Jonah did not want to warn Nineveh, not because he was scared of them, but because he knew God was gracious and would forgive them!
Yes, God did judge people in spectacular fashion from time to time back then, but He also put up with a lot. God knew people would not keep His law. Even when Israel insisted they would keep it, He told them they wouldn’t.
God knew it was impossible, thus didn’t get as fed up as He could have.
Now that we are in the New Covenant, what is often called “The Age of Grace,” we assume God is more OK with sin. He’s not doing any judging at all, therefore, we conclude, the edge must have been taken off His wrath.
Since we’re under grace and not law, the thinking goes, sin isn’t that big of a deal.
In fact, the exact opposite is true.
Not only do we now have the full revelation of what God’s standard is, we have also been shown the righteousness of God in human form, and we’ve also been told that Christ’s work has completely equipped us for obedience.

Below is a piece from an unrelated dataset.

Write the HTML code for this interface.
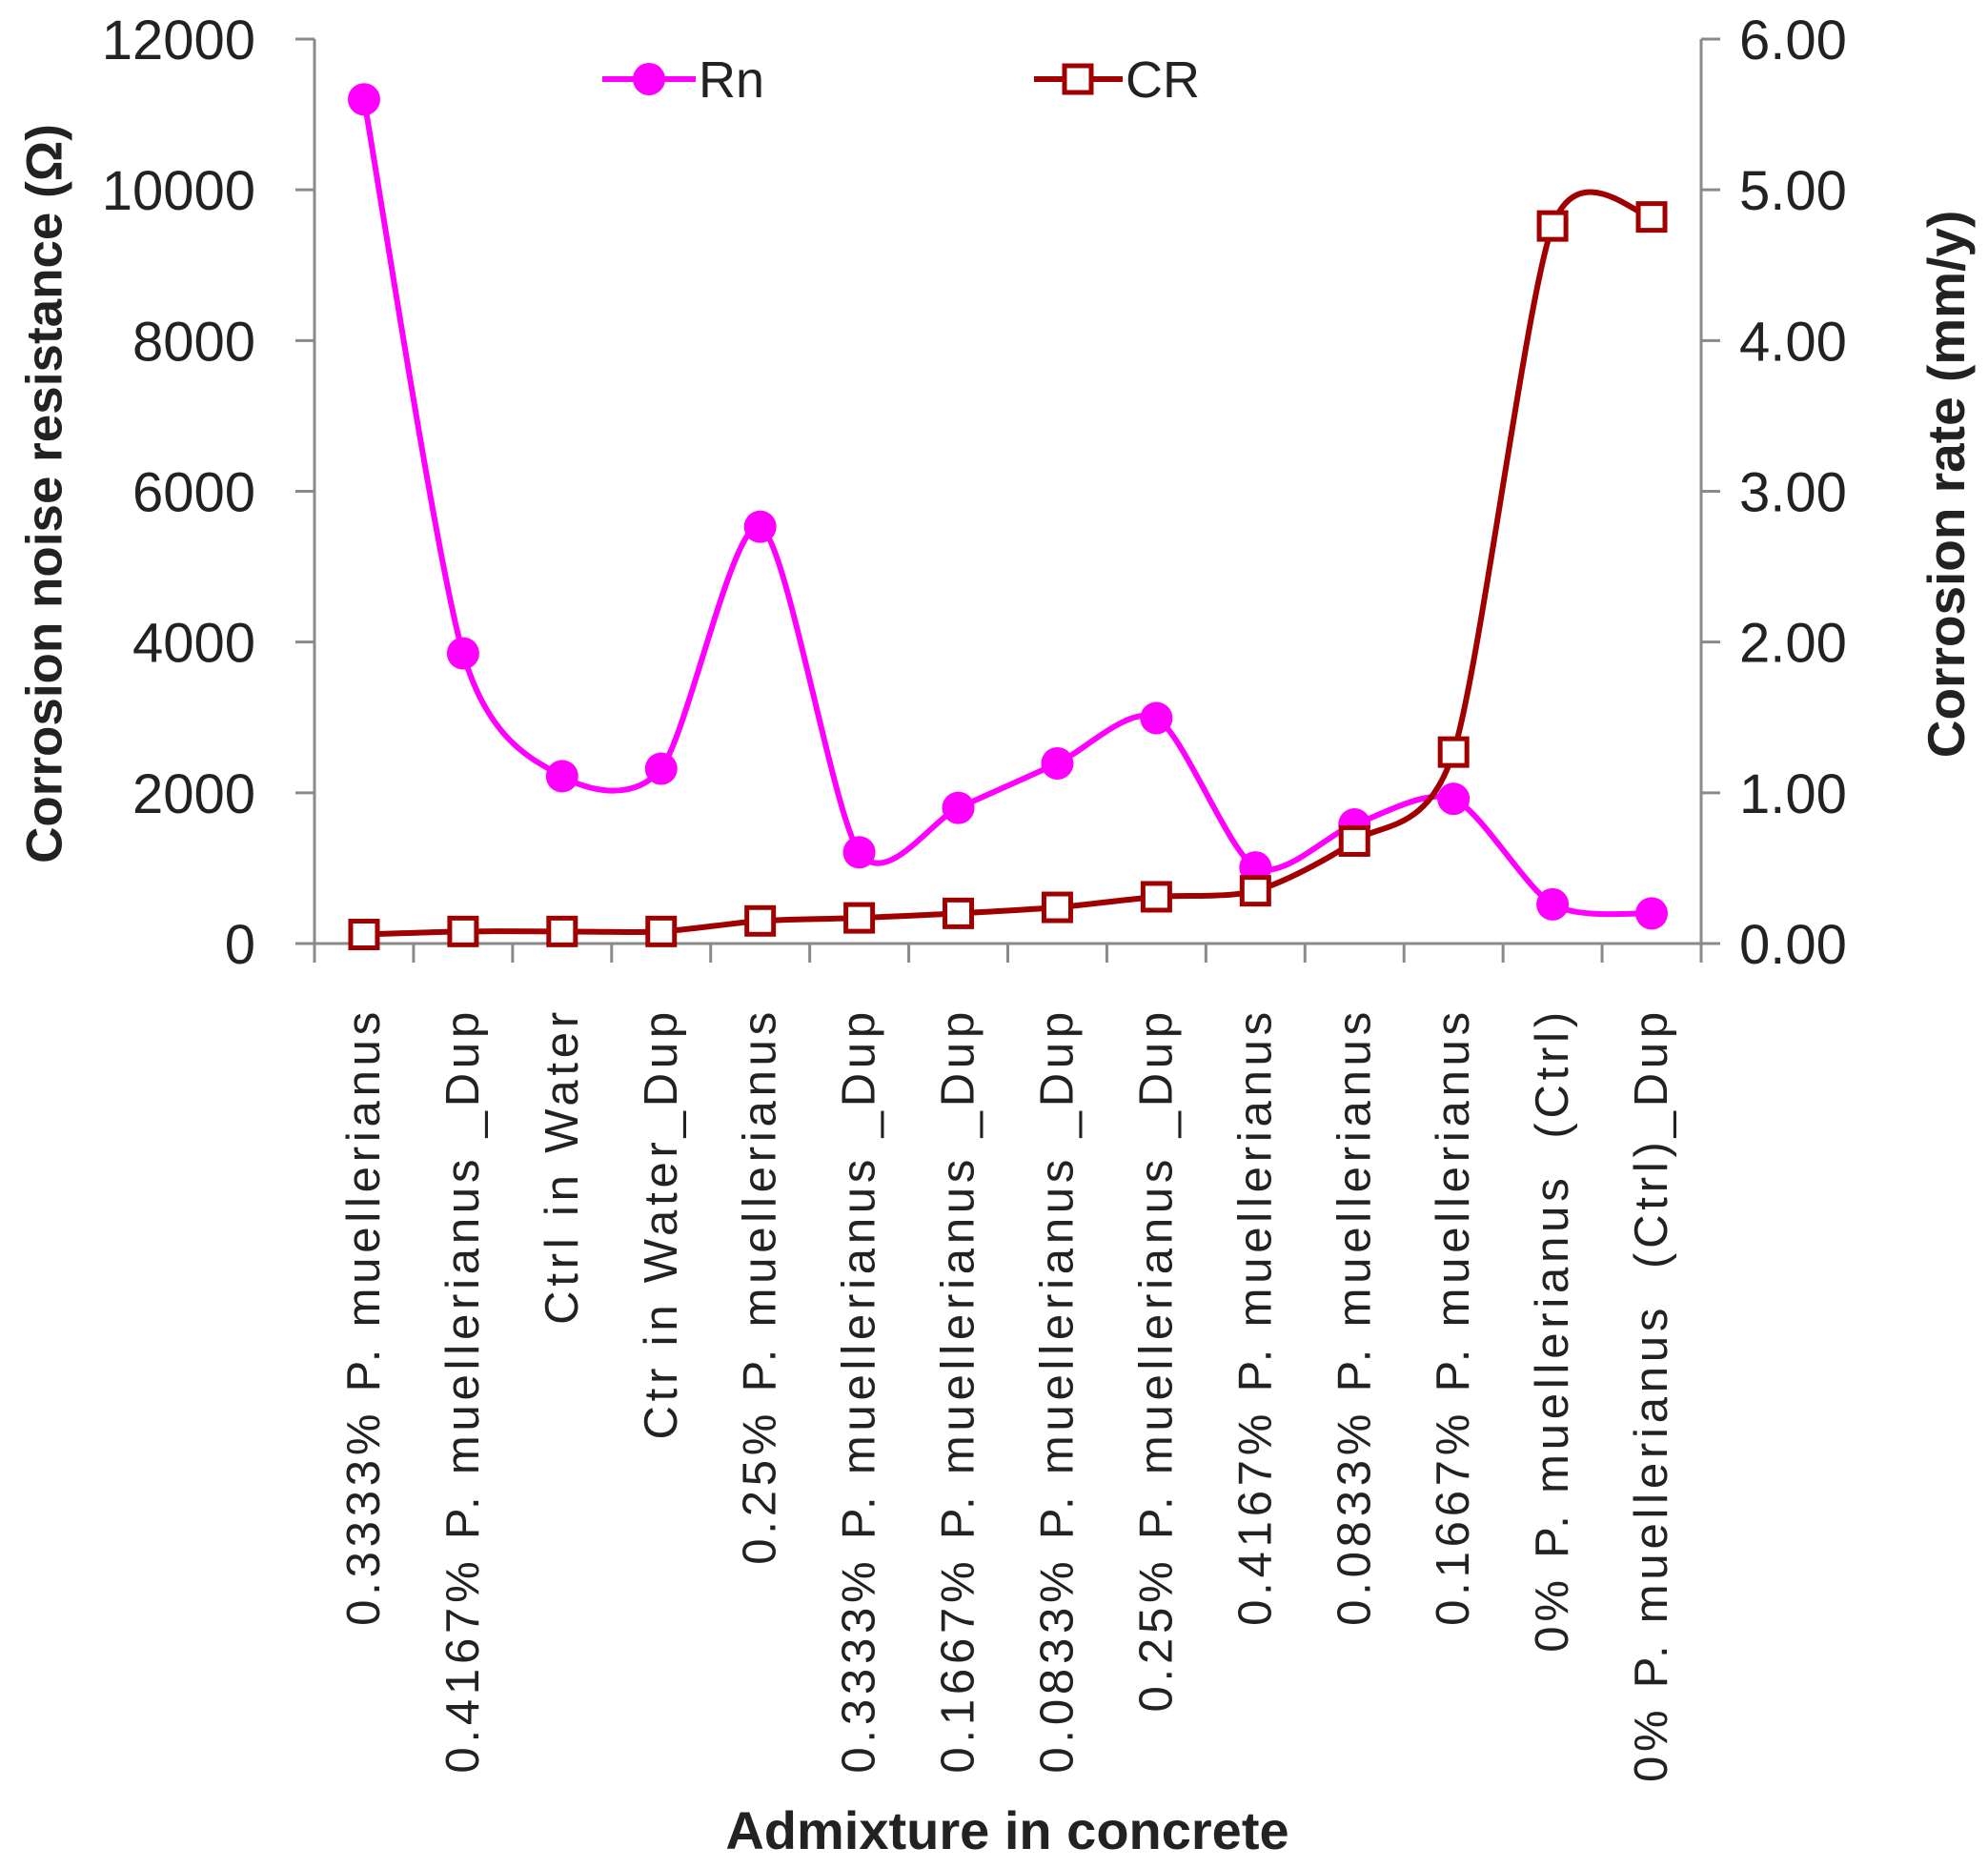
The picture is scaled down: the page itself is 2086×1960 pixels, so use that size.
<!DOCTYPE html>
<html><head><meta charset="utf-8"><style>
html,body{margin:0;padding:0;background:#fff;}
svg{display:block;font-family:"Liberation Sans",sans-serif;}
</style></head><body>
<svg id="chart" width="2086" height="1960" viewBox="0 0 2086 1960">
<g id="axes"></g>
<g id="series"></g>
<g>
  <g>
    <line x1="632" y1="83" x2="730" y2="83" stroke="#ff00ff" stroke-width="6"/>
    <circle cx="681" cy="83" r="17" fill="#ff00ff"/>
    <text x="733" y="102" font-size="54" fill="#222">Rn</text>
  </g>
  <g>
    <line x1="1085" y1="83" x2="1178" y2="83" stroke="#a00000" stroke-width="6"/>
    <rect x="1117" y="69" width="28" height="28" fill="#fff" stroke="#a00000" stroke-width="5"/>
    <text x="1181" y="102" font-size="54" fill="#222">CR</text>
  </g>
</g>
<text x="47" y="518" transform="rotate(-90 47 518)" text-anchor="middle" dominant-baseline="central" font-size="53" font-weight="bold" fill="#222">Corrosion noise resistance (Ω)</text>
<text x="2042" y="508" transform="rotate(-90 2042 508)" text-anchor="middle" dominant-baseline="central" font-size="55" font-weight="bold" fill="#222">Corrosion rate (mm/y)</text>
<text x="1057" y="1940" text-anchor="middle" font-size="56" font-weight="bold" fill="#222">Admixture in concrete</text>
</svg>
<script>
const categories = ["0.3333% P. muellerianus","0.4167% P. muellerianus _Dup","Ctrl in Water","Ctr in Water_Dup","0.25% P. muellerianus","0.3333% P. muellerianus _Dup","0.1667% P. muellerianus _Dup","0.0833% P. muellerianus _Dup","0.25% P. muellerianus _Dup","0.4167% P. muellerianus","0.0833% P. muellerianus","0.1667% P. muellerianus","0% P. muellerianus\u00a0\u00a0(Ctrl)","0% P. muellerianus\u00a0\u00a0(Ctrl)_Dup"];
const rnValues = [11200,3850,2220,2320,5530,1210,1800,2390,2990,1010,1580,1920,520,400];
const crValues = [0.06,0.08,0.08,0.08,0.15,0.17,0.20,0.24,0.31,0.35,0.68,1.27,4.76,4.82];
const leftTicks = [0,2000,4000,6000,8000,10000,12000];
const rightTicks = ["0.00","1.00","2.00","3.00","4.00","5.00","6.00"];

const NS="http://www.w3.org/2000/svg";
const X0=330,X1=1785,Y0=990,Y1=41;
const band=(X1-X0)/categories.length;
const xPos=i=>X0+band*(i+0.5);
const yLeft=v=>Y0-(v/12000)*(Y0-Y1);
const yRight=v=>Y0-(v/6)*(Y0-Y1);
function mk(tag,attrs,parent){const e=document.createElementNS(NS,tag);for(const k in attrs)e.setAttribute(k,attrs[k]);parent.appendChild(e);return e;}
const axes=document.getElementById('axes'), series=document.getElementById('series');
const ac="#8a8a8a";
let e;
e=mk('line',{x1:X0,y1:Y1,x2:X0,y2:Y0,stroke:ac,'stroke-width':3},axes);


e=mk('line',{x1:X1,y1:Y1,x2:X1,y2:Y0+20,stroke:ac,'stroke-width':3},axes);


e=mk('line',{x1:X0-20,y1:Y0,x2:X1+20,y2:Y0,stroke:ac,'stroke-width':3},axes);


leftTicks.forEach(v=>{const y=yLeft(v);
  mk('line',{x1:X0-20,y1:y,x2:X0,y2:y,stroke:ac,'stroke-width':3},axes);
  const t=mk('text',{x:268,y:y+21,'text-anchor':'end','font-size':58,fill:'#222'},axes);t.textContent=v;
  
  
});
rightTicks.forEach(s=>{const y=yRight(parseFloat(s));
  mk('line',{x1:X1,y1:y,x2:X1+20,y2:y,stroke:ac,'stroke-width':3},axes);
  const t=mk('text',{x:1825,y:y+21,'font-size':58,fill:'#222'},axes);t.textContent=s;
  
  
});
for(let i=0;i<=categories.length;i++){const x=X0+band*i;mk('line',{x1:x,y1:Y0,x2:x,y2:Y0+20,stroke:ac,'stroke-width':3},axes);}
categories.forEach((c,i)=>{const x=xPos(i);
  const t=mk('text',{x:x,y:1057,transform:`rotate(-90 ${x} 1057)`,'text-anchor':'end','dominant-baseline':'central','font-size':49,'letter-spacing':4.8,fill:'#222'},axes);t.textContent=c;
  
  
});
function smooth(pts){let d=`M${pts[0][0]},${pts[0][1]}`;const k=7.5;
  for(let i=0;i<pts.length-1;i++){const p0=pts[i-1]||pts[i],p1=pts[i],p2=pts[i+1],p3=pts[i+2]||p2;
    const c1=[p1[0]+(p2[0]-p0[0])/k,p1[1]+(p2[1]-p0[1])/k],c2=[p2[0]-(p3[0]-p1[0])/k,p2[1]-(p3[1]-p1[1])/k];
    d+=` C${c1[0]},${c1[1]} ${c2[0]},${c2[1]} ${p2[0]},${p2[1]}`;}return d;}
const rnPts=rnValues.map((v,i)=>[xPos(i),yLeft(v)]);
const crPts=crValues.map((v,i)=>[xPos(i),yRight(v)]);
e=mk('path',{d:smooth(rnPts),fill:'none',stroke:'#ff00ff','stroke-width':6},series);


rnPts.forEach(p=>{const c=mk('circle',{cx:p[0],cy:p[1],r:17,fill:'#ff00ff'},series);
  
  
});
e=mk('path',{d:smooth(crPts),fill:'none',stroke:'#a00000','stroke-width':6},series);


crPts.forEach(p=>{const r=mk('rect',{x:p[0]-14,y:p[1]-14,width:28,height:28,fill:'#fff',stroke:'#a00000','stroke-width':5},series);
  
  
});
</script>
</body></html>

Whatsoever is not of faith is sin. Faith comes by hearing and hearing by the word of God. Sin is doing the opposite of what God said.
God has told us what to do and God has told us we are equipped in Christ to obey. When we disobey, not only are we not doing what God said, we’re also not reckoning the truth of what God has said about us in Christ.
We’re guilty not only of sin, but of trampling underfoot the Son of God.
To whom much is given, much is required. I imagine this means something, and, if it does, it means we who have the Spirit, the full revelation of God’s righteousness, the Gospel, the testimony of Christ, the completed Word, and oh so much more, are unbelievably required of many things.
But, no doubt, our happy notion of grace and sin not being a big deal will win out, and we will continue to heap up wrath for ourselves in the Day of Wrath.